“It is difficult to make our material condition better by the best law, but it is easy enough to ruin it by bad laws.” – Theodore Roosevelt
Sometimes new laws are made for the best of reasons, and yet they end up being flawed. Often legislation is passed in a great rush, and it unfortunately has unexpected or unintended consequences. Here is a case in point.
New York State did a wonderful thing 3 years ago when it passed The Marriage Equality Act, which allowed same-sex marriages to take place. The new statute not only applied to New York State residents, but permitted couples from other states to come to New York in order to marry. As a result, many same-sex couples from states where same-sex marriage was not allowed took advantage of this statute and were married in New York. The State of New York welcomed them, collected their filing fees and tourist dollars, and received a lot of kudos from the media. All is wonderful, right?

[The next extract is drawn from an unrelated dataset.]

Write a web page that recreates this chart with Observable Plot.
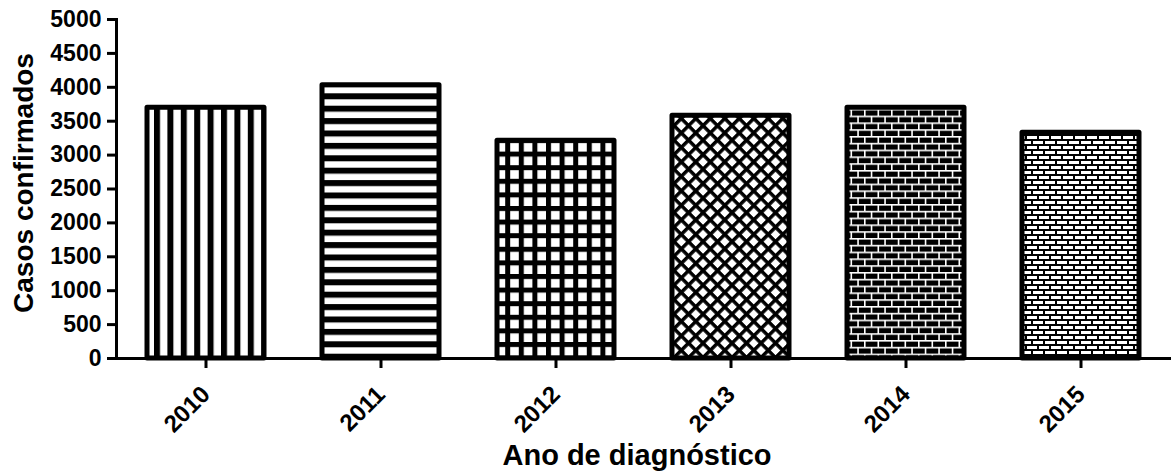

Three years passed and I received a phone call from Jane, who said she and her wife, Mary, wanted an uncontested divorce. This was an amicable divorce – no joint property, no children, just what we call a “walk-away.” The couple knows that things didn’t work out, and they want to go their separate ways.
The problem is that Jane and Mary live in a state which does not allow same-sex marriage. Their home state can’t divorce them, because according to the laws of that state, they are not married. Nor can they remarry in their home state, because when you remarry you specify in your marriage license application whether you have ever been married or divorced. This specification includes all marriages and divorces in any other state or country.
Jane and Mary cannot divorce in New York either, because in order to divorce in New York, one of the parties needs to have resided in New York for at least a year. There is no exception to that rule, no catch-all provision, nothing!
Other jurisdictions that legalized same-sex marriage, like Minnesota or Washington DC, for example, thought about it and waived the residency requirement if a same-sex couple was married in their state and now need a divorce, and can’t obtain it in their home state. All New York needed to do was create a little footnote amendment to its law saying, “and for people residing in states where same-sex marriage is not recognized, but who need to terminate their same-sex marriage, the residency requirement of New York will be waived.” That’s all the legislature needed to do – add a simple footnote.
Unfortunately, this wasn’t done. And now Jane and Mary are “wed-locked.” Marriage Equality laws are supposed to normalize lives of members of the LGBT community, but sadly, legislators in New York failed to realize that the right to marry should also include the right to divorce. This is particularly difficult for out-of-state couples who do not have financial means to come to New York and establish a residency necessary to file for divorce. Sadly, New York’s failure to address this issue penalizes not only gay couples in general, but especially low-income gay couples. I understand that lobbying for the right to divorce may not be as politically appealing as lobbying for the right to marry, but the word “equality” means exactly that – equal rights. I hope that the state of New York will rectify its blunder soon, so that gay couples who need to go their separate ways can move on with their lives.